◆ Work to be completed: Render the material again word for word, skipping the pictures in it.

◆ Provided data:

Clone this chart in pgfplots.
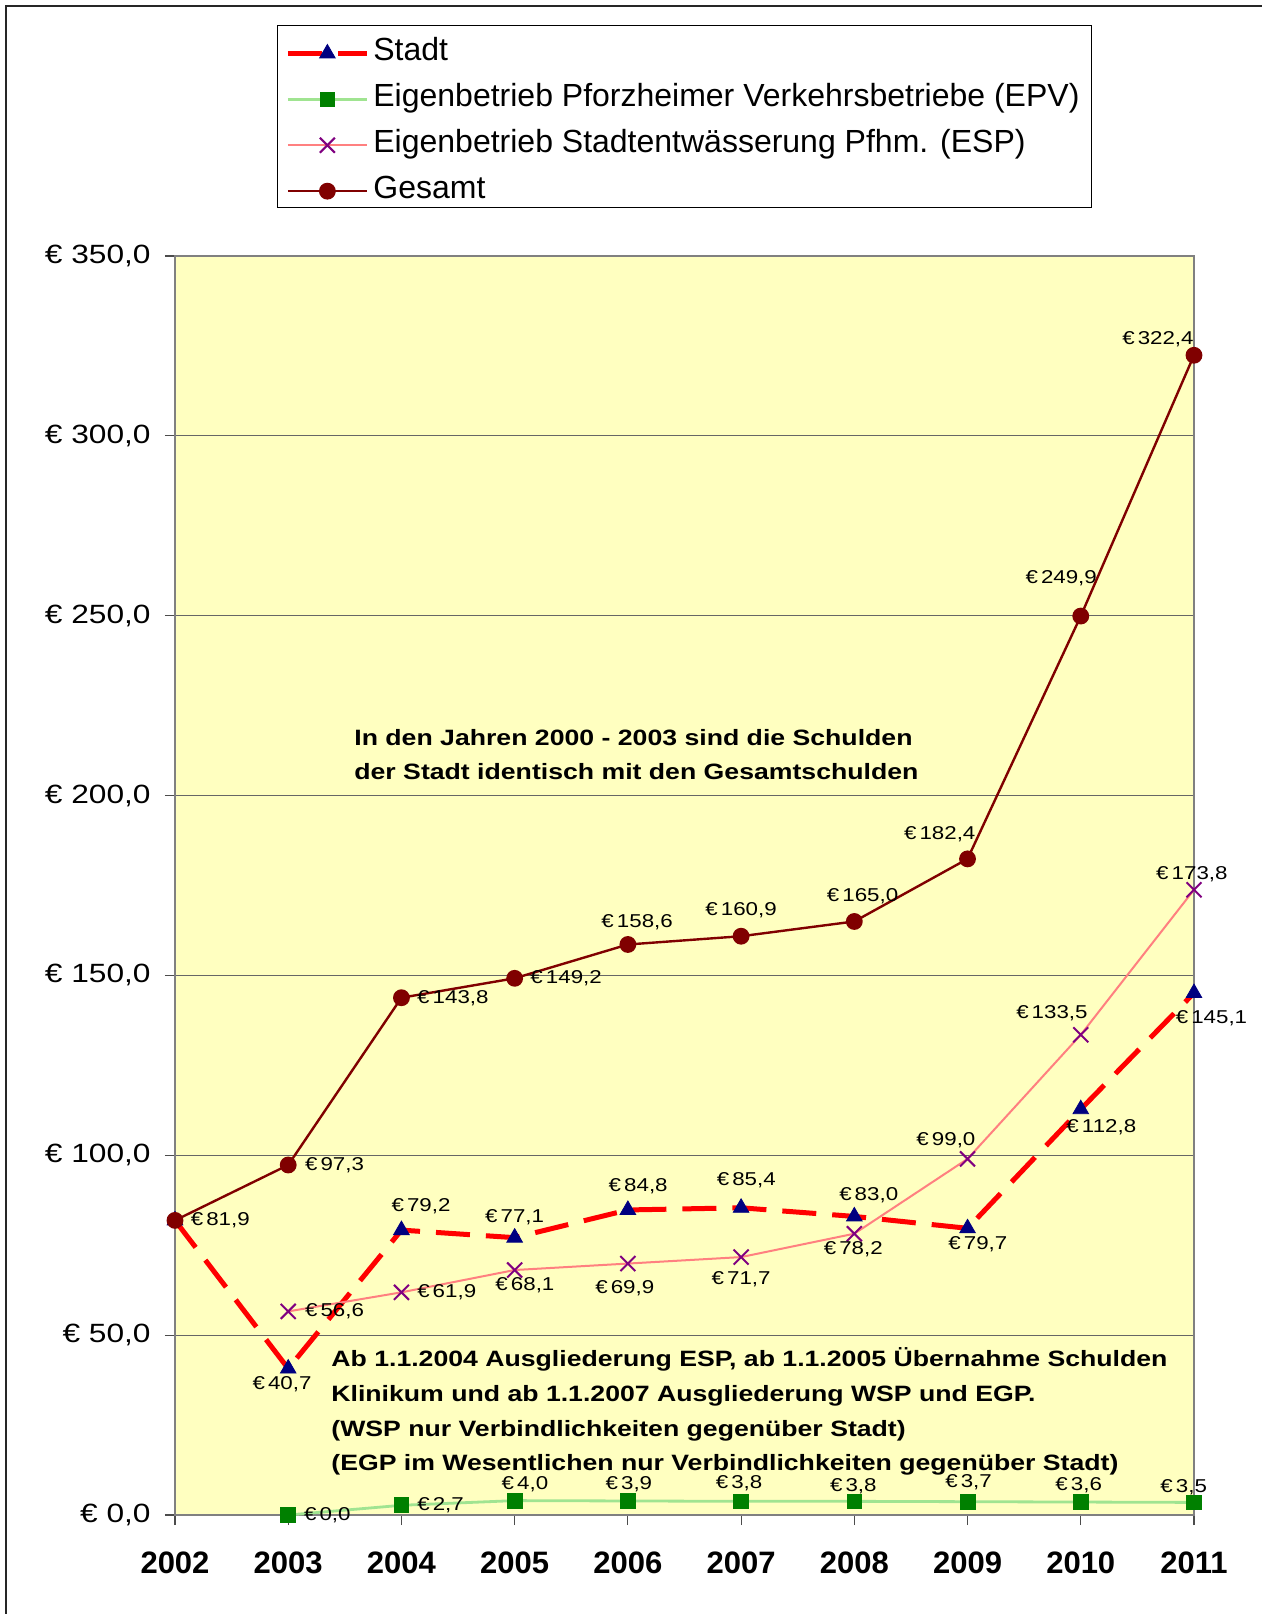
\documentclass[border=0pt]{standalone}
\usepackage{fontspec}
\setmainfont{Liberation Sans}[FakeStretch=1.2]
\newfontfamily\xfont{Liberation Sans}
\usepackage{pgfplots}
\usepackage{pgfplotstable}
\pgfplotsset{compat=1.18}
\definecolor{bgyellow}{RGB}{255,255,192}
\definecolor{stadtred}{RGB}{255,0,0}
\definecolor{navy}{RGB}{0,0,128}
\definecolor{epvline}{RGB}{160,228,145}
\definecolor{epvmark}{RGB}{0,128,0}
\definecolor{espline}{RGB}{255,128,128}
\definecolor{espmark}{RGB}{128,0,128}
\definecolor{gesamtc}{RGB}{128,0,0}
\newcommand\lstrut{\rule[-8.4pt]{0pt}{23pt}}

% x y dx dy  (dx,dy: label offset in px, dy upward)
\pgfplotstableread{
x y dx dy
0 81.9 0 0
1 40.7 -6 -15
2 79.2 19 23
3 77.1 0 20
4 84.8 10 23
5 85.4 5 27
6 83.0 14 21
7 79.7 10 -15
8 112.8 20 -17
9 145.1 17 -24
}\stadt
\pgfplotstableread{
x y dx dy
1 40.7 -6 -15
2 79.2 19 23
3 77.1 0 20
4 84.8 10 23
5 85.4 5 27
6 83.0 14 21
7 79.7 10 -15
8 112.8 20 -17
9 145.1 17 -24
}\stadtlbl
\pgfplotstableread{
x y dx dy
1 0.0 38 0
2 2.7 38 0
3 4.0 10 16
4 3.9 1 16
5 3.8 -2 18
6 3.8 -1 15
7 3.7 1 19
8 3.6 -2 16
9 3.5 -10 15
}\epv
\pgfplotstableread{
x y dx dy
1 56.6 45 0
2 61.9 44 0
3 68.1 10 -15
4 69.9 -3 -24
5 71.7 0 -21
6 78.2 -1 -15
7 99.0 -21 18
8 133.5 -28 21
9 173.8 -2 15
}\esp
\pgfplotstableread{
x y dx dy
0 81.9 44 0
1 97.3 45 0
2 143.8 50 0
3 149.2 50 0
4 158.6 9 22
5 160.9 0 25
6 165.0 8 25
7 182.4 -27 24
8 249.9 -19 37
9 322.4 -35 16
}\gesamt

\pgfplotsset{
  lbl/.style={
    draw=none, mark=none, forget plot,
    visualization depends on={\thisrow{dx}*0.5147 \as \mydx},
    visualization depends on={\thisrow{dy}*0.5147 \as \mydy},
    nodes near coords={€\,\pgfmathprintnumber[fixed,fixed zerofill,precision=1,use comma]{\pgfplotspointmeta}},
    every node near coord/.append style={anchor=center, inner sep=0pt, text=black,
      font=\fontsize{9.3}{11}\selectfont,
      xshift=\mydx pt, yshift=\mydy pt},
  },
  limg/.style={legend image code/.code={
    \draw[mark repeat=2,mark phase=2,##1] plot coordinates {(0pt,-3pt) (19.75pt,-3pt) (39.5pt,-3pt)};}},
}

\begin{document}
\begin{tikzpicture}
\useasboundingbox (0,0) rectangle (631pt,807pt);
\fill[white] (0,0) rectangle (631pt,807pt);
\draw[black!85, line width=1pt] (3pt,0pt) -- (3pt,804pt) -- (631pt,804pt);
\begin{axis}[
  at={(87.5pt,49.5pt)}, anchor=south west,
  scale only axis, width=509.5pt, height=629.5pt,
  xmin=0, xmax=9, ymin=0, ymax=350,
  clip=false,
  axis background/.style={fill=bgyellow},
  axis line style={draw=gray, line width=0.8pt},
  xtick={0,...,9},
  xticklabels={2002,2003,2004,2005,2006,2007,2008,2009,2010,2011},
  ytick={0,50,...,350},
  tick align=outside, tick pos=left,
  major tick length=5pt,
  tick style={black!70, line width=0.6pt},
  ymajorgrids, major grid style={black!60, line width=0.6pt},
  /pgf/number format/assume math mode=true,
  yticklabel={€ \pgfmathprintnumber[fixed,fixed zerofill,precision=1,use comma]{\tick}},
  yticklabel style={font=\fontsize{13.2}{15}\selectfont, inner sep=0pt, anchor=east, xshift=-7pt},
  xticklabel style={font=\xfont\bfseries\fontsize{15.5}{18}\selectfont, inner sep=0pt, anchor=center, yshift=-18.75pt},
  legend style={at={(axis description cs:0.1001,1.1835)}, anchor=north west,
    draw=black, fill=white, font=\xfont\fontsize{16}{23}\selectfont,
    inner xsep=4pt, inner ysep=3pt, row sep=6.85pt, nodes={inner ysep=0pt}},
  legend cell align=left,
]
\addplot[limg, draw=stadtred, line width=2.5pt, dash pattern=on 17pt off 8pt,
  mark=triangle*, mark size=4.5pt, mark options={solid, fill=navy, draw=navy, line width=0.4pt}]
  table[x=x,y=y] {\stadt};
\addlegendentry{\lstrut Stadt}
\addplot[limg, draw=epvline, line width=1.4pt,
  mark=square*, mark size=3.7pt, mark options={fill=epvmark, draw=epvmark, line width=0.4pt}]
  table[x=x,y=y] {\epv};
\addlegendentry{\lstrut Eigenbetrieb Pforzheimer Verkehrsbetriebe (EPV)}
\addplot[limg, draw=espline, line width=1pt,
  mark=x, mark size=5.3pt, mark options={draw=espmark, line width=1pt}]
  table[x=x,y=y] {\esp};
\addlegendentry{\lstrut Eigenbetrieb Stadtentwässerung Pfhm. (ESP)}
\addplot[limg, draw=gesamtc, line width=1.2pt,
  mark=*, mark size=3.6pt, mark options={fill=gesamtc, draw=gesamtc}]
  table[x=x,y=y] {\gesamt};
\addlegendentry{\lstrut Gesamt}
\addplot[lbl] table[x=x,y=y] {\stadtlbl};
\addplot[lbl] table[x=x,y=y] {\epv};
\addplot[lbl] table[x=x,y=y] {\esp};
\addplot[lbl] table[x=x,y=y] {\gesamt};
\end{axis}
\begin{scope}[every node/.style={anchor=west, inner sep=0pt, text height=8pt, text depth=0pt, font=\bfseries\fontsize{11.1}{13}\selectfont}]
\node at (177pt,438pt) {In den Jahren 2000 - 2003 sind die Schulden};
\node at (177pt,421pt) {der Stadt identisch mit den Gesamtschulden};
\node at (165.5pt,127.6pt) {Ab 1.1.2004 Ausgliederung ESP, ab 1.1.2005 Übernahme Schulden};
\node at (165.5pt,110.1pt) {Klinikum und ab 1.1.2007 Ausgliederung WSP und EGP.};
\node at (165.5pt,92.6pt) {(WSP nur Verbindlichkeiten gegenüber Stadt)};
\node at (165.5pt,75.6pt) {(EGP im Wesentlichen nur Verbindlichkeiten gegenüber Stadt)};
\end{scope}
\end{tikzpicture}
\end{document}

◆ Reply:
Clone this chart in pgfplots.
\documentclass[border=0pt]{standalone}
\usepackage{fontspec}
\setmainfont{Liberation Sans}[FakeStretch=1.2]
\newfontfamily\xfont{Liberation Sans}
\usepackage{pgfplots}
\usepackage{pgfplotstable}
\pgfplotsset{compat=1.18}
\definecolor{bgyellow}{RGB}{255,255,192}
\definecolor{stadtred}{RGB}{255,0,0}
\definecolor{navy}{RGB}{0,0,128}
\definecolor{epvline}{RGB}{160,228,145}
\definecolor{epvmark}{RGB}{0,128,0}
\definecolor{espline}{RGB}{255,128,128}
\definecolor{espmark}{RGB}{128,0,128}
\definecolor{gesamtc}{RGB}{128,0,0}
\newcommand\lstrut{\rule[-8.4pt]{0pt}{23pt}}

% x y dx dy  (dx,dy: label offset in px, dy upward)
\pgfplotstableread{
x y dx dy
0 81.9 0 0
1 40.7 -6 -15
2 79.2 19 23
3 77.1 0 20
4 84.8 10 23
5 85.4 5 27
6 83.0 14 21
7 79.7 10 -15
8 112.8 20 -17
9 145.1 17 -24
}\stadt
\pgfplotstableread{
x y dx dy
1 40.7 -6 -15
2 79.2 19 23
3 77.1 0 20
4 84.8 10 23
5 85.4 5 27
6 83.0 14 21
7 79.7 10 -15
8 112.8 20 -17
9 145.1 17 -24
}\stadtlbl
\pgfplotstableread{
x y dx dy
1 0.0 38 0
2 2.7 38 0
3 4.0 10 16
4 3.9 1 16
5 3.8 -2 18
6 3.8 -1 15
7 3.7 1 19
8 3.6 -2 16
9 3.5 -10 15
}\epv
\pgfplotstableread{
x y dx dy
1 56.6 45 0
2 61.9 44 0
3 68.1 10 -15
4 69.9 -3 -24
5 71.7 0 -21
6 78.2 -1 -15
7 99.0 -21 18
8 133.5 -28 21
9 173.8 -2 15
}\esp
\pgfplotstableread{
x y dx dy
0 81.9 44 0
1 97.3 45 0
2 143.8 50 0
3 149.2 50 0
4 158.6 9 22
5 160.9 0 25
6 165.0 8 25
7 182.4 -27 24
8 249.9 -19 37
9 322.4 -35 16
}\gesamt

\pgfplotsset{
  lbl/.style={
    draw=none, mark=none, forget plot,
    visualization depends on={\thisrow{dx}*0.5147 \as \mydx},
    visualization depends on={\thisrow{dy}*0.5147 \as \mydy},
    nodes near coords={€\,\pgfmathprintnumber[fixed,fixed zerofill,precision=1,use comma]{\pgfplotspointmeta}},
    every node near coord/.append style={anchor=center, inner sep=0pt, text=black,
      font=\fontsize{9.3}{11}\selectfont,
      xshift=\mydx pt, yshift=\mydy pt},
  },
  limg/.style={legend image code/.code={
    \draw[mark repeat=2,mark phase=2,##1] plot coordinates {(0pt,-3pt) (19.75pt,-3pt) (39.5pt,-3pt)};}},
}

\begin{document}
\begin{tikzpicture}
\useasboundingbox (0,0) rectangle (631pt,807pt);
\fill[white] (0,0) rectangle (631pt,807pt);
\draw[black!85, line width=1pt] (3pt,0pt) -- (3pt,804pt) -- (631pt,804pt);
\begin{axis}[
  at={(87.5pt,49.5pt)}, anchor=south west,
  scale only axis, width=509.5pt, height=629.5pt,
  xmin=0, xmax=9, ymin=0, ymax=350,
  clip=false,
  axis background/.style={fill=bgyellow},
  axis line style={draw=gray, line width=0.8pt},
  xtick={0,...,9},
  xticklabels={2002,2003,2004,2005,2006,2007,2008,2009,2010,2011},
  ytick={0,50,...,350},
  tick align=outside, tick pos=left,
  major tick length=5pt,
  tick style={black!70, line width=0.6pt},
  ymajorgrids, major grid style={black!60, line width=0.6pt},
  /pgf/number format/assume math mode=true,
  yticklabel={€ \pgfmathprintnumber[fixed,fixed zerofill,precision=1,use comma]{\tick}},
  yticklabel style={font=\fontsize{13.2}{15}\selectfont, inner sep=0pt, anchor=east, xshift=-7pt},
  xticklabel style={font=\xfont\bfseries\fontsize{15.5}{18}\selectfont, inner sep=0pt, anchor=center, yshift=-18.75pt},
  legend style={at={(axis description cs:0.1001,1.1835)}, anchor=north west,
    draw=black, fill=white, font=\xfont\fontsize{16}{23}\selectfont,
    inner xsep=4pt, inner ysep=3pt, row sep=6.85pt, nodes={inner ysep=0pt}},
  legend cell align=left,
]
\addplot[limg, draw=stadtred, line width=2.5pt, dash pattern=on 17pt off 8pt,
  mark=triangle*, mark size=4.5pt, mark options={solid, fill=navy, draw=navy, line width=0.4pt}]
  table[x=x,y=y] {\stadt};
\addlegendentry{\lstrut Stadt}
\addplot[limg, draw=epvline, line width=1.4pt,
  mark=square*, mark size=3.7pt, mark options={fill=epvmark, draw=epvmark, line width=0.4pt}]
  table[x=x,y=y] {\epv};
\addlegendentry{\lstrut Eigenbetrieb Pforzheimer Verkehrsbetriebe (EPV)}
\addplot[limg, draw=espline, line width=1pt,
  mark=x, mark size=5.3pt, mark options={draw=espmark, line width=1pt}]
  table[x=x,y=y] {\esp};
\addlegendentry{\lstrut Eigenbetrieb Stadtentwässerung Pfhm. (ESP)}
\addplot[limg, draw=gesamtc, line width=1.2pt,
  mark=*, mark size=3.6pt, mark options={fill=gesamtc, draw=gesamtc}]
  table[x=x,y=y] {\gesamt};
\addlegendentry{\lstrut Gesamt}
\addplot[lbl] table[x=x,y=y] {\stadtlbl};
\addplot[lbl] table[x=x,y=y] {\epv};
\addplot[lbl] table[x=x,y=y] {\esp};
\addplot[lbl] table[x=x,y=y] {\gesamt};
\end{axis}
\begin{scope}[every node/.style={anchor=west, inner sep=0pt, text height=8pt, text depth=0pt, font=\bfseries\fontsize{11.1}{13}\selectfont}]
\node at (177pt,438pt) {In den Jahren 2000 - 2003 sind die Schulden};
\node at (177pt,421pt) {der Stadt identisch mit den Gesamtschulden};
\node at (165.5pt,127.6pt) {Ab 1.1.2004 Ausgliederung ESP, ab 1.1.2005 Übernahme Schulden};
\node at (165.5pt,110.1pt) {Klinikum und ab 1.1.2007 Ausgliederung WSP und EGP.};
\node at (165.5pt,92.6pt) {(WSP nur Verbindlichkeiten gegenüber Stadt)};
\node at (165.5pt,75.6pt) {(EGP im Wesentlichen nur Verbindlichkeiten gegenüber Stadt)};
\end{scope}
\end{tikzpicture}
\end{document}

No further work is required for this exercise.